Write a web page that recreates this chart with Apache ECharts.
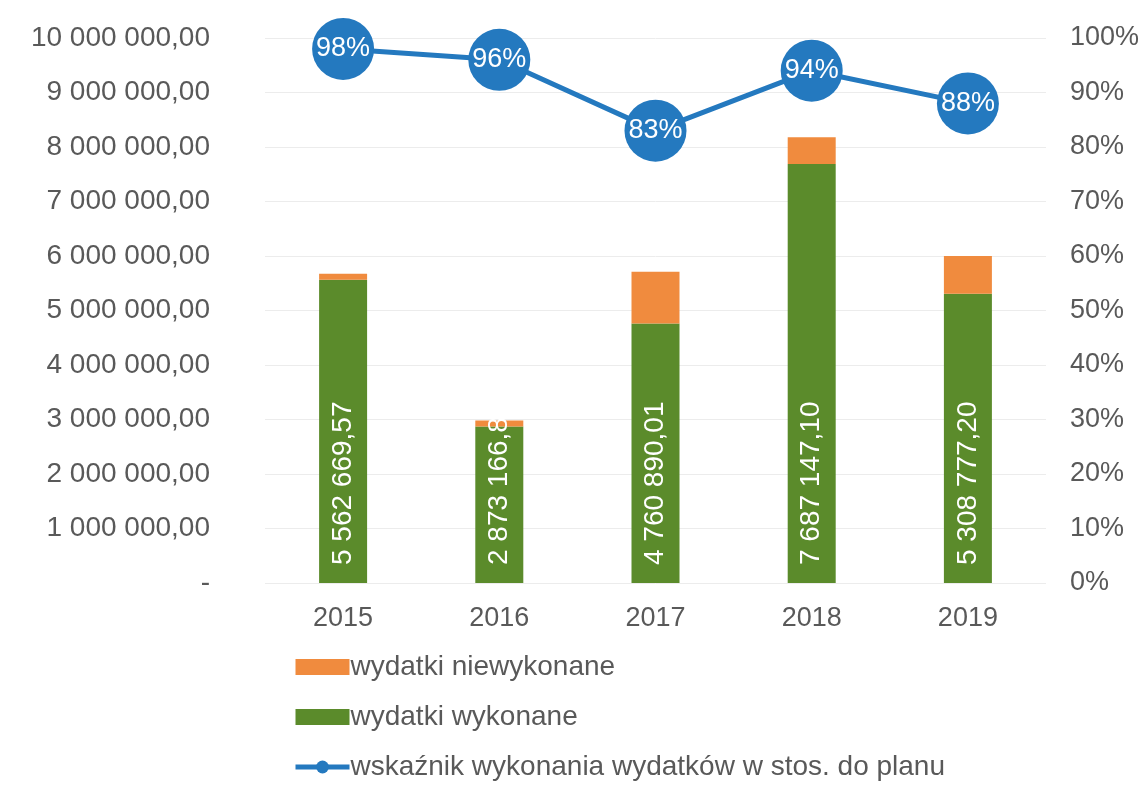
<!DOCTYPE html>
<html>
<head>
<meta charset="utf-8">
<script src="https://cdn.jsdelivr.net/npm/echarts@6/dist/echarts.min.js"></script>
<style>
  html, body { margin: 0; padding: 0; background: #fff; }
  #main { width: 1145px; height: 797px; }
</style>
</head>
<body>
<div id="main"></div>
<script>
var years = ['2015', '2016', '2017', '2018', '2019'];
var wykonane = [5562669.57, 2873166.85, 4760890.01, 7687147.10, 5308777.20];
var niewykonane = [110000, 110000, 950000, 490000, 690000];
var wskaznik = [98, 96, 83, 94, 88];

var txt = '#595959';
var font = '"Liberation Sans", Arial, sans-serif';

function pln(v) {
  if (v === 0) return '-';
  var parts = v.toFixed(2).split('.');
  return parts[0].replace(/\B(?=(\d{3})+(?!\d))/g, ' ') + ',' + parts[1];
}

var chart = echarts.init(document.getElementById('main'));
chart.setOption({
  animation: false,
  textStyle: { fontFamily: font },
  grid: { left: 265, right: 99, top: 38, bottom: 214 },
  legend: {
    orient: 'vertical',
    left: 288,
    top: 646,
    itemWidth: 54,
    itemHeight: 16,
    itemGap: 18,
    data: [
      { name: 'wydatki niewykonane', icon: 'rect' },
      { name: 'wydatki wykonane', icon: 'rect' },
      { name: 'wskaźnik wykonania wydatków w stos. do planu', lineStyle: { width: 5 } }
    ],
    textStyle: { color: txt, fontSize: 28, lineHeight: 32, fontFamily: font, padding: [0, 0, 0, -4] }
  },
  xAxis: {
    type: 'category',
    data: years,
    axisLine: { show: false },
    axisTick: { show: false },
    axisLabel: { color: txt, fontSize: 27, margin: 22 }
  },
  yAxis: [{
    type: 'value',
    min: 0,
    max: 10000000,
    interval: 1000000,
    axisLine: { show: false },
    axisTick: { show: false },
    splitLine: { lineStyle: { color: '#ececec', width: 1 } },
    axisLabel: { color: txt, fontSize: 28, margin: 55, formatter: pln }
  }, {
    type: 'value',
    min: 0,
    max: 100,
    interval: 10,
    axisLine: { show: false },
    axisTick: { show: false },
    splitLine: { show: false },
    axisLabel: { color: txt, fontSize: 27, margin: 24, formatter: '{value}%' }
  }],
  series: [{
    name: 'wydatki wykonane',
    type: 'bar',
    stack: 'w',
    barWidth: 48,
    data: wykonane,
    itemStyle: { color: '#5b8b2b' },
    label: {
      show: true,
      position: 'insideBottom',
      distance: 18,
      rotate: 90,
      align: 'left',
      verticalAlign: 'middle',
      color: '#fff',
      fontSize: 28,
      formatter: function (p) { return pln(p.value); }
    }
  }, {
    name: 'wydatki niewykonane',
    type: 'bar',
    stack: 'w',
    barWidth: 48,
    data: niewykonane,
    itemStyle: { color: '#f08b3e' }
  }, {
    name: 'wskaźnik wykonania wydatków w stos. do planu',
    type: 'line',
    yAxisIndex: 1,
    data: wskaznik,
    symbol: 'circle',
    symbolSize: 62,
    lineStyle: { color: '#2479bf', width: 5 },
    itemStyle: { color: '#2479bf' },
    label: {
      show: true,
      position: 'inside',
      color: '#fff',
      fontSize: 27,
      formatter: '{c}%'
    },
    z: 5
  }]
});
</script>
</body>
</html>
————————
WORK TO DO: Exclude the pictures, and transcribe all of the material exactly.

CORRECT RESULT:
Write a web page that recreates this chart with Apache ECharts.
<!DOCTYPE html>
<html>
<head>
<meta charset="utf-8">
<script src="https://cdn.jsdelivr.net/npm/echarts@6/dist/echarts.min.js"></script>
<style>
  html, body { margin: 0; padding: 0; background: #fff; }
  #main { width: 1145px; height: 797px; }
</style>
</head>
<body>
<div id="main"></div>
<script>
var years = ['2015', '2016', '2017', '2018', '2019'];
var wykonane = [5562669.57, 2873166.85, 4760890.01, 7687147.10, 5308777.20];
var niewykonane = [110000, 110000, 950000, 490000, 690000];
var wskaznik = [98, 96, 83, 94, 88];

var txt = '#595959';
var font = '"Liberation Sans", Arial, sans-serif';

function pln(v) {
  if (v === 0) return '-';
  var parts = v.toFixed(2).split('.');
  return parts[0].replace(/\B(?=(\d{3})+(?!\d))/g, ' ') + ',' + parts[1];
}

var chart = echarts.init(document.getElementById('main'));
chart.setOption({
  animation: false,
  textStyle: { fontFamily: font },
  grid: { left: 265, right: 99, top: 38, bottom: 214 },
  legend: {
    orient: 'vertical',
    left: 288,
    top: 646,
    itemWidth: 54,
    itemHeight: 16,
    itemGap: 18,
    data: [
      { name: 'wydatki niewykonane', icon: 'rect' },
      { name: 'wydatki wykonane', icon: 'rect' },
      { name: 'wskaźnik wykonania wydatków w stos. do planu', lineStyle: { width: 5 } }
    ],
    textStyle: { color: txt, fontSize: 28, lineHeight: 32, fontFamily: font, padding: [0, 0, 0, -4] }
  },
  xAxis: {
    type: 'category',
    data: years,
    axisLine: { show: false },
    axisTick: { show: false },
    axisLabel: { color: txt, fontSize: 27, margin: 22 }
  },
  yAxis: [{
    type: 'value',
    min: 0,
    max: 10000000,
    interval: 1000000,
    axisLine: { show: false },
    axisTick: { show: false },
    splitLine: { lineStyle: { color: '#ececec', width: 1 } },
    axisLabel: { color: txt, fontSize: 28, margin: 55, formatter: pln }
  }, {
    type: 'value',
    min: 0,
    max: 100,
    interval: 10,
    axisLine: { show: false },
    axisTick: { show: false },
    splitLine: { show: false },
    axisLabel: { color: txt, fontSize: 27, margin: 24, formatter: '{value}%' }
  }],
  series: [{
    name: 'wydatki wykonane',
    type: 'bar',
    stack: 'w',
    barWidth: 48,
    data: wykonane,
    itemStyle: { color: '#5b8b2b' },
    label: {
      show: true,
      position: 'insideBottom',
      distance: 18,
      rotate: 90,
      align: 'left',
      verticalAlign: 'middle',
      color: '#fff',
      fontSize: 28,
      formatter: function (p) { return pln(p.value); }
    }
  }, {
    name: 'wydatki niewykonane',
    type: 'bar',
    stack: 'w',
    barWidth: 48,
    data: niewykonane,
    itemStyle: { color: '#f08b3e' }
  }, {
    name: 'wskaźnik wykonania wydatków w stos. do planu',
    type: 'line',
    yAxisIndex: 1,
    data: wskaznik,
    symbol: 'circle',
    symbolSize: 62,
    lineStyle: { color: '#2479bf', width: 5 },
    itemStyle: { color: '#2479bf' },
    label: {
      show: true,
      position: 'inside',
      color: '#fff',
      fontSize: 27,
      formatter: '{c}%'
    },
    z: 5
  }]
});
</script>
</body>
</html>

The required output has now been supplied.